O não saber como reagir e o silêncio das jogadoras foram muitas vezes cumplices do comportamento abusivo e elas têm hoje consciência disso. A antiga guarda-redes, Ainhoa Tirapu, lembrou um dia em que o selecionador a deixou fora da convocatória. "Quando me fui despedir dele, com dois beijos, disse-me: "para a próxima põe o decote para a frente". Eu tinha uma camisola decotada nas costas, tinha 23 anos... Hoje não o teria permitido, mas naquela época aguentavam-se aquelas coisas."

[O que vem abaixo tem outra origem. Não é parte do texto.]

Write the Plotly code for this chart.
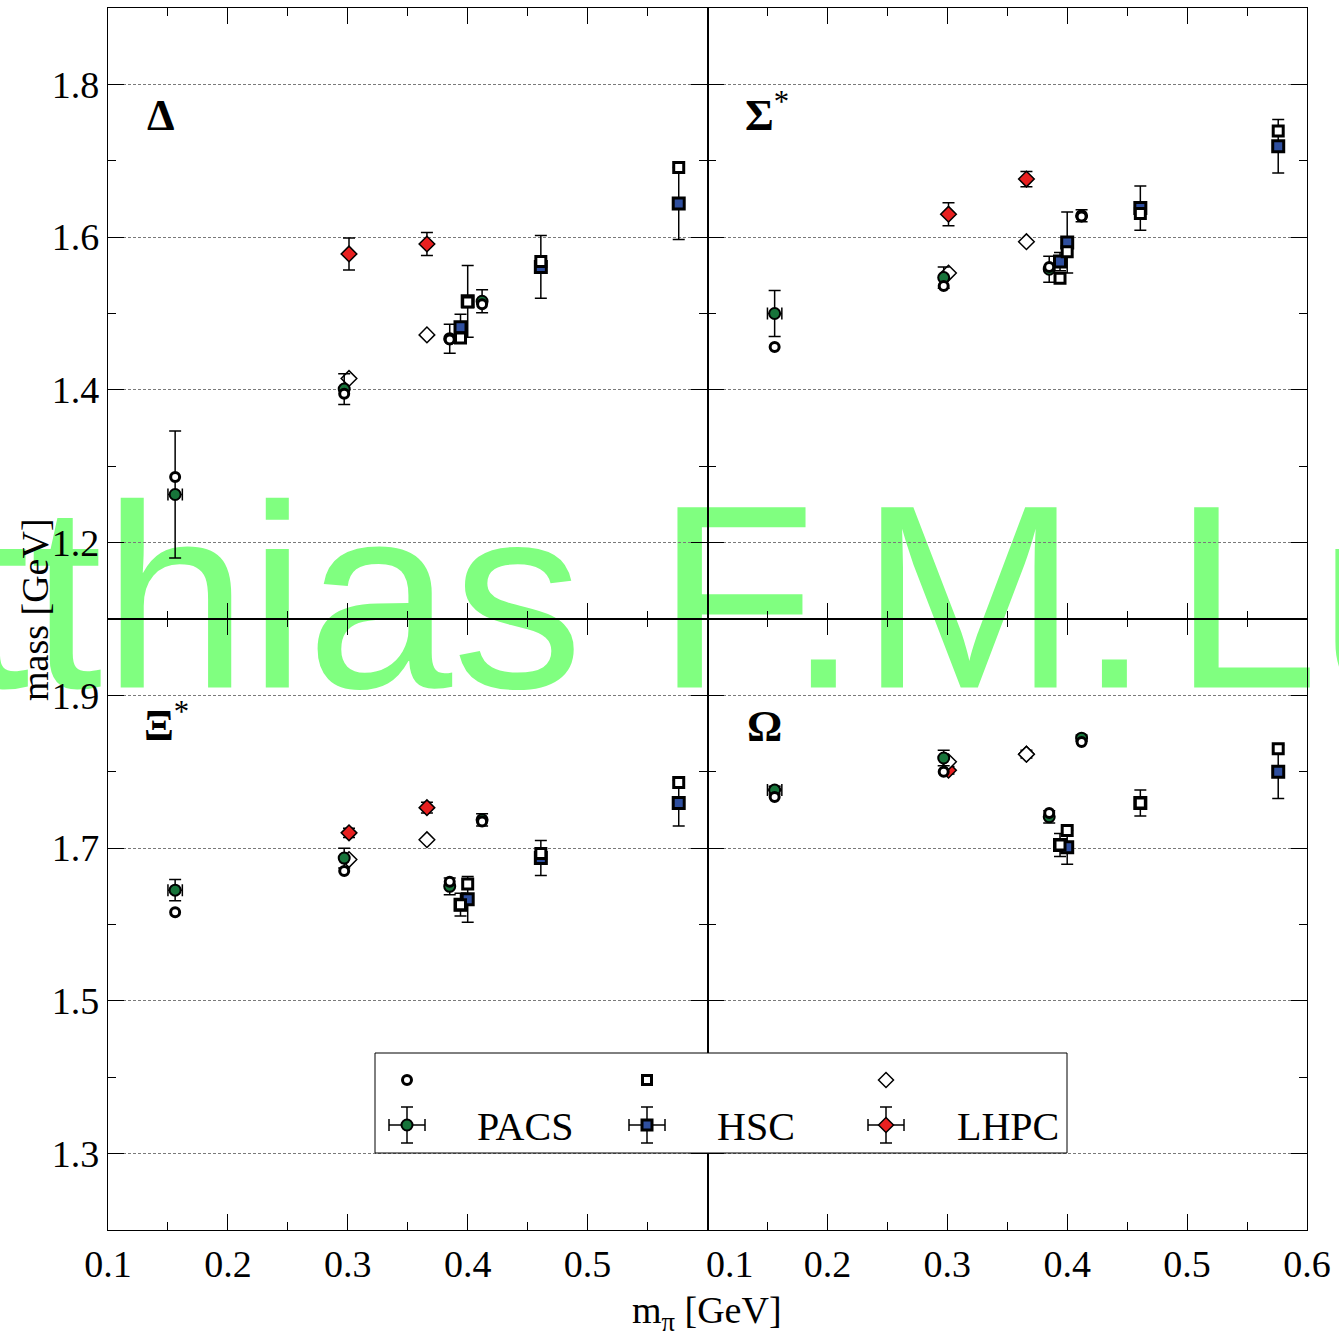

"Ele humilhava-nos, aquilo era a sua coutada de caça", acusou Laura del Río, enquanto Marta Corredera lembrou as muitas vezes que as atletas choravam no quarto.
As palestras homofóbicas do treinador no balneário eram frequentes e deixam as atletas paralisadas. ""Quero erradicar o lesbianismo e os maus hábitos!", dizia ele. Houve um artigo em que algumas jogadoras assumiam a sua homossexualidade e ele deu a entender que se expusessem a sua condição sexual publicamente podia haver consequências desportivas", contou Vicky Losada, capitã do Barcelona.
Muitas mais jogadores optaram pelo anonimato, por ainda hoje não suportarem a humilhação pública. "Aconteceu em Valência, onde íamos jogar a fase de grupos. Preparávamo-nos para tomar banho quando me dei conta que ele estava no meio do balneário. Fazia isto quando tomávamos banho ou quando mudávamos de roupa. Um dia, até num exame médico apareceu...", contou uma jogadora, que não quis ser identificada, revelando ainda que abandonou a seleção por causa dos comportamentos do então selecionador.
Segundo o livro, em 1996 um grupo de jogadoras escreveu uma carta à federação espanhola, para denunciar o comportamento do técnico, dos treinos deficientes e dos maus tratos psicológicos. "Tentámos três ou quatro vezes mudar as coisas, mas não conseguimos."Dizia que as jogadoras estavam gordas, insultava-as... Nós denunciámo-lo, mas não tivemos apoio. Era um calvário ir à seleção", denunciou Pilar Vargas, ex-jogadora e primeira mulher a completar o curso de treinadora em Espanha.
Um calvário que Ignacio terá perpetuado durante 27 anos e com o aval da Real Federação Espanhola de Futebol.